Records from a data collection:
= = = = =

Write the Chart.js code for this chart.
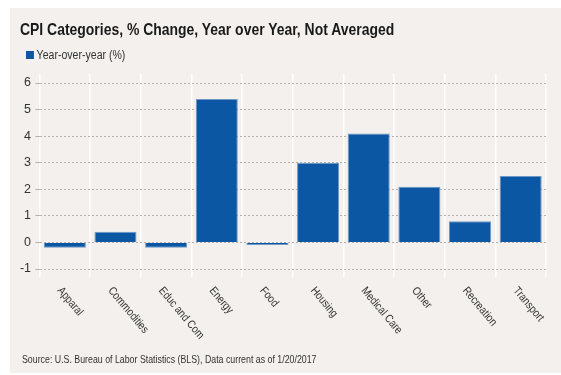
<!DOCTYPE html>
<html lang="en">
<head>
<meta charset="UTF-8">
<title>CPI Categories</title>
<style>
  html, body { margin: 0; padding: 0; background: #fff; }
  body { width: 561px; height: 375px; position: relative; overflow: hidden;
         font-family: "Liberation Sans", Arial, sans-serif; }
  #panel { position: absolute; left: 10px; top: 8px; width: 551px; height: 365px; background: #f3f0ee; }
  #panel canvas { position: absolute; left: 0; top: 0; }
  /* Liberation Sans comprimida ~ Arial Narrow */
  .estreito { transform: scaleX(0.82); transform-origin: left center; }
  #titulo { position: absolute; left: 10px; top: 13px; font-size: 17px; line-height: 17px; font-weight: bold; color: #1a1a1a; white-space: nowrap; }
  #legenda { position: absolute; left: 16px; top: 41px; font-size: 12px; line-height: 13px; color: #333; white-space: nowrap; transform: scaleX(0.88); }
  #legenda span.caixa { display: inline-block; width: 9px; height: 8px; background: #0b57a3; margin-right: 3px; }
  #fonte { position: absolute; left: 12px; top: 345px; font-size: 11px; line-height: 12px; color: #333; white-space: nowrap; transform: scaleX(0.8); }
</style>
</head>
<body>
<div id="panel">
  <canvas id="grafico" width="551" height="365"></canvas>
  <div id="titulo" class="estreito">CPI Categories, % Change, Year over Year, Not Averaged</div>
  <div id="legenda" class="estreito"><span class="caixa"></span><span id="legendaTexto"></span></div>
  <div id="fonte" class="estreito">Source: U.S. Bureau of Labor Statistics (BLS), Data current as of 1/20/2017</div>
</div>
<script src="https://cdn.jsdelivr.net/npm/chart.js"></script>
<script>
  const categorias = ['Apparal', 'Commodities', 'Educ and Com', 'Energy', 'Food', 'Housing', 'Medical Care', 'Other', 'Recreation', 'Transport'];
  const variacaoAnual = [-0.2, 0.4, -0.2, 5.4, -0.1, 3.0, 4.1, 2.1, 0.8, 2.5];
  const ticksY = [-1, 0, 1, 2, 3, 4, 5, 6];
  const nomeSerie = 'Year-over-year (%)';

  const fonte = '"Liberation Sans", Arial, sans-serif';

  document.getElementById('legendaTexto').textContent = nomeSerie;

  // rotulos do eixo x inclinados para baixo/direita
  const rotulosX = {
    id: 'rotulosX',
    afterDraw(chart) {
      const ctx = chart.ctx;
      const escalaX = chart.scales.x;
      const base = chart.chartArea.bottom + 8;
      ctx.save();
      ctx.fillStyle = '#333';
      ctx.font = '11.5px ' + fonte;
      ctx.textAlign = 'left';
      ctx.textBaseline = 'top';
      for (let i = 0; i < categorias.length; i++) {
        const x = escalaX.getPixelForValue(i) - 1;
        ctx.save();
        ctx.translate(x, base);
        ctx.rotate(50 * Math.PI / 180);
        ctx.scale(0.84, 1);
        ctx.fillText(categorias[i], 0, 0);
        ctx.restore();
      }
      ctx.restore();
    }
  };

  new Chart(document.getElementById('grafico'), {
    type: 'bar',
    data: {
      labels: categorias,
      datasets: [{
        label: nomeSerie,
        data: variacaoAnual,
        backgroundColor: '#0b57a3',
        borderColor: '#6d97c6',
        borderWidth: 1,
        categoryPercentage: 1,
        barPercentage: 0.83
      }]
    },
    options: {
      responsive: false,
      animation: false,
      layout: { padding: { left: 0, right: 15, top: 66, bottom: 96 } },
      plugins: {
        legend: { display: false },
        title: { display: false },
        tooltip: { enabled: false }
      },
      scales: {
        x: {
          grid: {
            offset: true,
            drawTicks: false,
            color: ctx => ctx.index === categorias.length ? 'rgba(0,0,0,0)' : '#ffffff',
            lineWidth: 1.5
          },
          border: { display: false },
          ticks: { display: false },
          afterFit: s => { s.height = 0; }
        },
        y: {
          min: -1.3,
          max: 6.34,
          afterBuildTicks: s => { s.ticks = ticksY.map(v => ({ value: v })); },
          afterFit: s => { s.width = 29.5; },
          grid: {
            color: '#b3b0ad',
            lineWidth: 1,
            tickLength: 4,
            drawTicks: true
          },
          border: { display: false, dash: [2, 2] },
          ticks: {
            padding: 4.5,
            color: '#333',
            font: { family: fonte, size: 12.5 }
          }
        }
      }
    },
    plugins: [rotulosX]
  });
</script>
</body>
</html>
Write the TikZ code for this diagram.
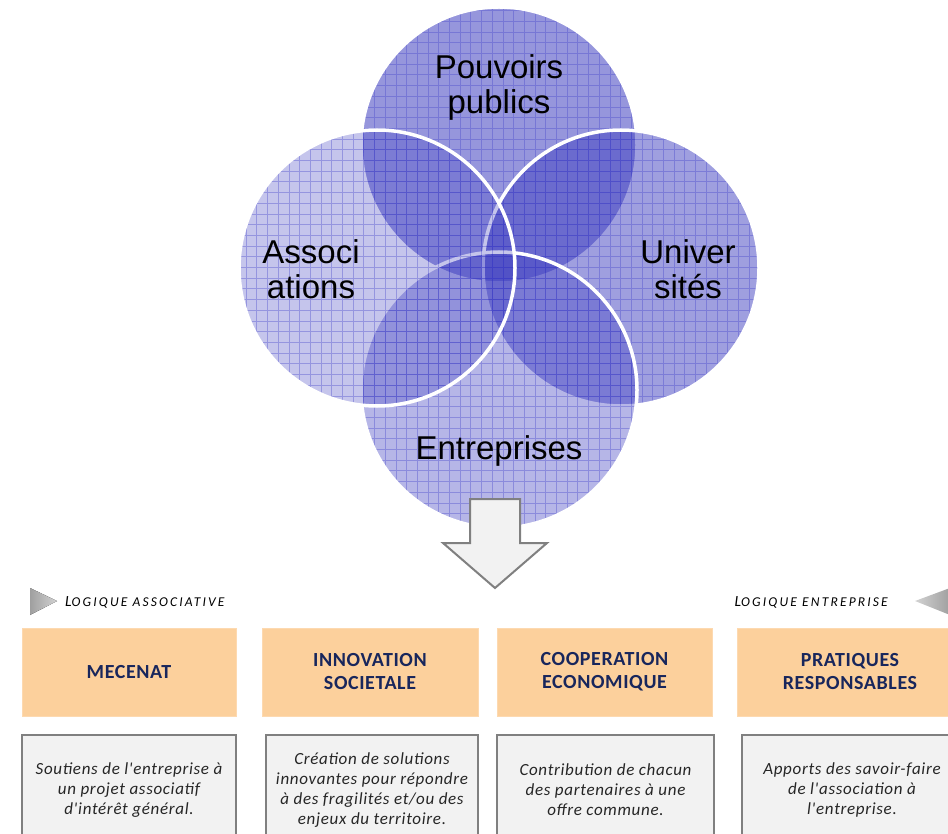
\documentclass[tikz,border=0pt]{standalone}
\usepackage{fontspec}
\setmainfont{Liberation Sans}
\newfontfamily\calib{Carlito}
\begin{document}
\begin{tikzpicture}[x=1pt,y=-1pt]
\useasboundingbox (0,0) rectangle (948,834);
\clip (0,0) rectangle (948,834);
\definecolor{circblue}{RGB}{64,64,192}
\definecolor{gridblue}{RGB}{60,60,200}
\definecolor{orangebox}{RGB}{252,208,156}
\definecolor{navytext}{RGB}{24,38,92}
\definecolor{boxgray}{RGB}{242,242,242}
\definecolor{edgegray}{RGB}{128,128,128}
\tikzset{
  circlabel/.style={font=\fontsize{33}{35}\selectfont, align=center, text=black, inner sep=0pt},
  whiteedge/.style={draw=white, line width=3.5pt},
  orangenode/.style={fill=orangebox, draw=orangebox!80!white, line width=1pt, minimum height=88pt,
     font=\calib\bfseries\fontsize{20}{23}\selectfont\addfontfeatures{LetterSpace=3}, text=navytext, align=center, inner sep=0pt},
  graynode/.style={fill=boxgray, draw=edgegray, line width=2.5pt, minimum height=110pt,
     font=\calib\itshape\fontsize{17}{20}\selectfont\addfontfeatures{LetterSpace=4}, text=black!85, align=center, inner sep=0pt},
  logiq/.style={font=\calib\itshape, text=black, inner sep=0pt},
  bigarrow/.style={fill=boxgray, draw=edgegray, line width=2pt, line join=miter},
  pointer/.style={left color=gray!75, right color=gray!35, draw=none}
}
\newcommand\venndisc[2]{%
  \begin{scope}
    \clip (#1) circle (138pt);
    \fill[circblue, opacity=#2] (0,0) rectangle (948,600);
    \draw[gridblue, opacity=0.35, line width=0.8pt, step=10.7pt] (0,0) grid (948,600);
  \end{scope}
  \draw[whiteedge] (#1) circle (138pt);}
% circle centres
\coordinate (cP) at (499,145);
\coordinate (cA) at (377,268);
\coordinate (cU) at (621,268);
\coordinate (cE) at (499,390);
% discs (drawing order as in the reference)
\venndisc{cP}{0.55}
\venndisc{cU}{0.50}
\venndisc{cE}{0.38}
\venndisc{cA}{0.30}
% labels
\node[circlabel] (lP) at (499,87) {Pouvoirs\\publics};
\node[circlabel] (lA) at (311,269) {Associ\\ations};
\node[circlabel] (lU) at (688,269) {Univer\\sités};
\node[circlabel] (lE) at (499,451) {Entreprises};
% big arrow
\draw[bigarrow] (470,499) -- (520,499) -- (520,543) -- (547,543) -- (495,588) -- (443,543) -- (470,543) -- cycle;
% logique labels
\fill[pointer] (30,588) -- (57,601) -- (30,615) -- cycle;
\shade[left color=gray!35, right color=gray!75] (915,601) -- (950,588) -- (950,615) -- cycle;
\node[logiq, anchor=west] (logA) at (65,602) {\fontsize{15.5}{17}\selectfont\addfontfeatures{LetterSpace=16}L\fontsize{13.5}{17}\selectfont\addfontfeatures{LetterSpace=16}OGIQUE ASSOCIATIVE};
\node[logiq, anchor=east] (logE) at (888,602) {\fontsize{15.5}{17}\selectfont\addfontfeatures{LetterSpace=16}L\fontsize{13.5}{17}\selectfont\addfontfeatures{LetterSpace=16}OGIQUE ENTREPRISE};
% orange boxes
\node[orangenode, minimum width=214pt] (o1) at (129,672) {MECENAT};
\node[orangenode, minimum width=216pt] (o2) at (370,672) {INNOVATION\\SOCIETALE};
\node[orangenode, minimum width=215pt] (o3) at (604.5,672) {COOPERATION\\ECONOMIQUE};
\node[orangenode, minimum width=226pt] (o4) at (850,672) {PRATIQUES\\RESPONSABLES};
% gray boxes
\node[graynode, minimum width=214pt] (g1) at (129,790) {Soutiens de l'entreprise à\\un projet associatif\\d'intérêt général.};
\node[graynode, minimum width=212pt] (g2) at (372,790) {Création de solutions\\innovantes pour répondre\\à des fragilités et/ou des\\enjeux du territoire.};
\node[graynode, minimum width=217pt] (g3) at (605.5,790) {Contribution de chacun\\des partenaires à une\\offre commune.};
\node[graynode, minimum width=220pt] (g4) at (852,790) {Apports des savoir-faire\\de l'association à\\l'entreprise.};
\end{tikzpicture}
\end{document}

= = = = =

Task instructions: Find the word "code" in the entries, and copy every line it shows up in.

Written answer:
Write the Chart.js code for this chart.
Write the TikZ code for this diagram.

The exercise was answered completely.